Amnesty International UK’s Economic Affairs Programme Director Peter Frankental said in a statement, “Whether they’re a funky digital-era outfit or a decades-old FTSE 100 giant, all companies need to understand there’s no way to do business in or with Israel’s settlements without contributing to human rights violations against the Palestinian people.”

“It’s very simple,” he said, “if you’re a company operating in or doing business with the settlements, then you’re involved in systematic injustice, discrimination and other human rights violations perpetrated by the state of Israel against Palestinians.”

“We would advise all business CEOs, pension fund managers and corporate lawyers to take a good look at our report and do what it says on the cover — think twice about doing business in or with Israel’s illegal settlements,” Frankental added.

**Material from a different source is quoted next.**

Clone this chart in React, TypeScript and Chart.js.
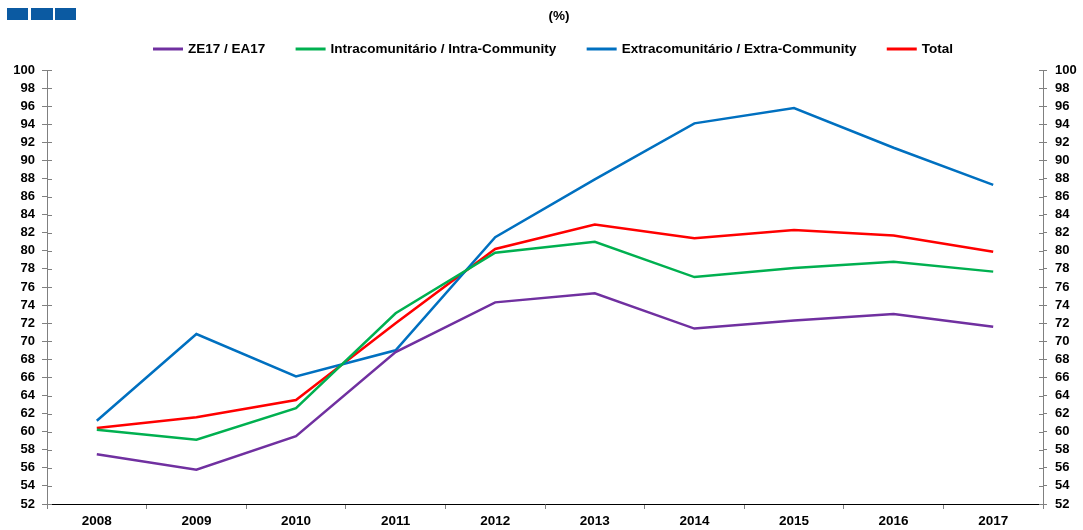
import React, { useEffect, useRef } from "react";
import { Chart, registerables } from "chart.js";

Chart.register(...registerables);

const years = ["2008", "2009", "2010", "2011", "2012", "2013", "2014", "2015", "2016", "2017"];
const ze17 = [57.5, 55.8, 59.5, 68.8, 74.3, 75.3, 71.4, 72.3, 73.0, 71.6];
const intra = [60.2, 59.1, 62.6, 73.1, 79.8, 81.0, 77.1, 78.1, 78.8, 77.7];
const extra = [61.2, 70.8, 66.1, 69.0, 81.5, 87.9, 94.1, 95.8, 91.4, 87.3];
const total = [60.4, 61.6, 63.5, 72.0, 80.2, 82.9, 81.4, 82.3, 81.7, 79.9];

const seriesLabels = [
  "ZE17 / EA17",
  "Intracomunitário / Intra-Community",
  "Extracomunitário / Extra-Community",
  "Total",
];
const seriesColors = ["#7030A0", "#00B050", "#0070C0", "#FF0000"];
const titleText = "(%)";

const FONT = "'Liberation Sans', Arial, sans-serif";
const FS = 13.5;
const TICK_FS = 13;

const innerTicks = {
  id: "innerTicks",
  afterDatasetsDraw(chart: any) {
    const ctx = chart.ctx;
    ctx.save();
    ctx.strokeStyle = "#808080";
    ctx.lineWidth = 1;
    const yl = chart.scales.y;
    const yr = chart.scales.y2;
    const left = chart.chartArea.left;
    const right = chart.chartArea.right;
    yl.ticks.forEach((t: any, i: number) => {
      const py = Math.round(yl.getPixelForTick(i)) + 0.5;
      ctx.beginPath();
      ctx.moveTo(left, py);
      ctx.lineTo(left + 5, py);
      ctx.stroke();
    });
    yr.ticks.forEach((t: any, i: number) => {
      const py = Math.round(yr.getPixelForTick(i)) + 0.5;
      ctx.beginPath();
      ctx.moveTo(right, py);
      ctx.lineTo(right - 4, py);
      ctx.stroke();
    });
    ctx.restore();
  },
};

// Title and legend drawn in the header band above the plot area
const header = {
  id: "header",
  afterDraw(chart: any) {
    const ctx = chart.ctx;
    ctx.save();
    ctx.font = `bold ${FS}px ${FONT}`;
    ctx.fillStyle = "#000";
    ctx.textBaseline = "middle";
    ctx.textAlign = "center";
    ctx.fillText(titleText, 559, 16);

    const ds = chart.data.datasets;
    const lineW = 30;
    const textGap = 5;
    const startX = 153;
    const endX = 953;
    const widths = ds.map((d: any) => ctx.measureText(d.label).width);
    const sum = widths.reduce((a: number, b: number) => a + b, 0) + ds.length * (lineW + textGap);
    const gap = (endX - startX - sum) / (ds.length - 1);
    let x = startX;
    const y = 49;
    ctx.textAlign = "left";
    ds.forEach((d: any, i: number) => {
      ctx.strokeStyle = d.borderColor;
      ctx.lineWidth = 3;
      ctx.beginPath();
      ctx.moveTo(x, y);
      ctx.lineTo(x + lineW, y);
      ctx.stroke();
      ctx.fillStyle = "#000";
      ctx.fillText(d.label, x + lineW + textGap, y + 0.5);
      x += lineW + textGap + widths[i] + gap;
    });
    ctx.restore();
  },
};

export default function App() {
  const ref = useRef<HTMLCanvasElement | null>(null);

  useEffect(() => {
    if (!ref.current) return;
    const datasets = [ze17, intra, extra, total].map((d, i) => ({
      label: seriesLabels[i],
      data: d,
      borderColor: seriesColors[i],
      backgroundColor: seriesColors[i],
      borderWidth: 2.5,
      pointRadius: 0,
      tension: 0,
      yAxisID: "y",
    }));
    const tickFont = { family: FONT, size: TICK_FS, weight: "bold" };
    const chart = new Chart(ref.current, {
      type: "line",
      data: { labels: years, datasets },
      options: {
        animation: false,
        responsive: true,
        maintainAspectRatio: false,
        layout: { padding: { left: 0, right: 0, top: 70, bottom: 0 } },
        plugins: {
          tooltip: { enabled: false },
          title: { display: false },
          legend: { display: false },
        },
        scales: {
          x: {
            type: "category",
            offset: true,
            afterFit(scale: any) {
              scale.height = 26;
            },
            grid: {
              display: true,
              drawOnChartArea: false,
              drawTicks: true,
              tickLength: 5,
              color: "#808080",
              offset: true,
            },
            border: { display: true, color: "#000", width: 1 },
            ticks: {
              color: "#000",
              font: { family: FONT, size: FS, weight: "bold" },
              padding: 4,
              maxRotation: 0,
              autoSkip: false,
            },
          },
          y: {
            type: "linear",
            position: "left",
            min: 52,
            max: 100,
            afterFit(scale: any) {
              scale.width = 47;
            },
            grid: {
              display: true,
              drawOnChartArea: false,
              drawTicks: true,
              tickLength: 5,
              color: "#808080",
            },
            border: { display: true, color: "#808080", width: 1 },
            ticks: {
              stepSize: 2,
              autoSkip: false,
              color: "#000",
              font: tickFont,
              padding: 7,
            },
          },
          y2: {
            type: "linear",
            position: "right",
            min: 52,
            max: 100,
            afterFit(scale: any) {
              scale.width = 40;
            },
            grid: {
              display: true,
              drawOnChartArea: false,
              drawTicks: true,
              tickLength: 4,
              color: "#808080",
            },
            border: { display: true, color: "#808080", width: 1 },
            ticks: {
              stepSize: 2,
              autoSkip: false,
              color: "#000",
              font: tickFont,
              padding: 8,
            },
          },
        },
      },
      plugins: [innerTicks, header],
    } as any);
    return () => chart.destroy();
  }, []);

  const sq = (left: number, width: number) => (
    <div
      style={{
        position: "absolute",
        left,
        top: 8,
        width,
        height: 12,
        background: "#0B5AA2",
      }}
    />
  );

  return (
    <div style={{ position: "absolute", left: 0, top: 0, width: 1083, height: 530, background: "#fff" }}>
      <canvas ref={ref} />
      {sq(7, 21)}
      {sq(31, 22)}
      {sq(55, 21)}
    </div>
  );
}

“Any involvement in the deeply exploitative settlement enterprise is bad for the Palestinian people and bad for your company, whose reputation may be tarnished for years to come,” he cautioned.

“There’s a very clear bottom line here — any profits made by a company via the settlements come at the cost of systematically violating the rights of thousands of Palestinian people,” Frankental concluded.

UK Jewish groups reacted angrily to the news. Marie van der Zyl — the president of the Board of Deputies of British Jews — said, “Again Amnesty International has singled out Israel. The organization has a long record of double standards on this conflict.”

Jewish Leadership Council Chief Executive Simon Johnson expressed hope that companies would “discard” the report and said Amnesty had “no credibility on this issue.”

“We will not forget how Amnesty recently left Jews out of its work on racism and refused to allow the Jewish Leadership Council to host an event at its offices,” he stated.

“All the time that they have been criticising Israel,” Johnson added, Amnesty’s “international secretariat in London has been found to have a culture of widespread bullying, public humiliation, discrimination and other abuses of power. Leading British companies need not take lectures from Amnesty.”